In other words, the official rules combined with the demand for results gave the official stamp for racist targeting of passengers at the airport. But the program itself is based on a racist profile of what a "terrorist" supposedly looks like.
According to the profile used in Boston, they are never white (and you can assume they're not in the first-class seats). They don't usually looks like Timothy McVeigh, the white supremacist responsible for the 1995 Oklahoma City bombing of a federal office building.
And they probably don't look like Wade Michael Page, the neo-Nazi who shot Sikh worshippers inside their temple in Wisconsin two weeks ago, either. In fact, Wade was able to enter the Sikh temple freely, without even a question. It's questionable whether TSA officials at the Logan airport have shown the Sikhs the same courtesy.
The program isn't just limited to Logan. There are 161 airports that now use the "behavior detection" technique, and the TSA plans to expand it to more airports--using Boston as a model.
Carol Rose of the Massachusetts ACLU points out that when abuses were reported earlier in New Jersey and Hawaii, "Ironically, the TSA responded by sending in Logan TSA screeners to 'train' TSA screeners in those states. If Logan airport is the model for the rest of the nation, we're in trouble."

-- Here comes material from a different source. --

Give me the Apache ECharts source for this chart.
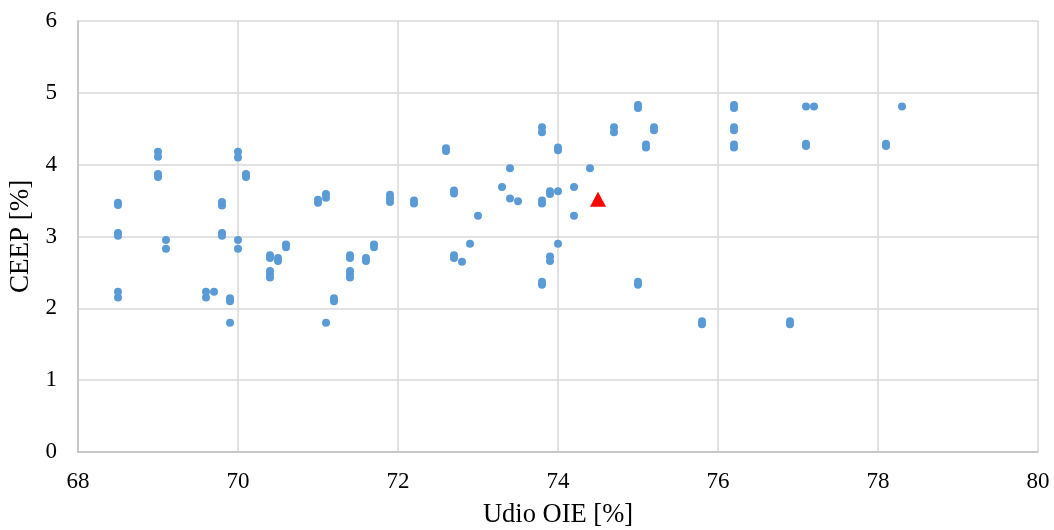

The General Accounting Office has investigated the program and, as a result, urged Congress to free freeze the budget for behavioral detection programs until and unless there is actual scientific evidence that it works.
Despite this and the fact that TSA officers are stepping forward--which, in and of itself, is an unusual move--with complaints, the TSA is defending the program.
"[T]he deterrent value of the program can't be overstated," the agency said in its statement. Monitoring passengers' behavior "adds another layer of security to the airport environment and presents the terrorists with yet one more challenge they need to overcome," the TSA said.
The program was initiated in 2003 in the wake of September 11, and is based on the frenzy of fear whipped up by U.S. government officials after the attack. This climate of fear as a result of the "war on terrorism" gave government officials carte blanche to push through any number of civil liberties-shredding measures--including the targeting of Arabs and Muslims.
It was in the context of xenophobia and hysteria over so-called "Muslim terrorists" in every corner, that airports initiated this program. It wasn't based on actually providing any actual safety or security.
It only makes sense that policies based on these racist assumptions will lead to rampant racial profiling in airports. The TSA should hardly be surprised.
When the rights of one group are taken away in the name of "security," everyone's rights are in line for the chopping block. We have to fight together against the racism that is official policy in airports and neighborhoods across the country.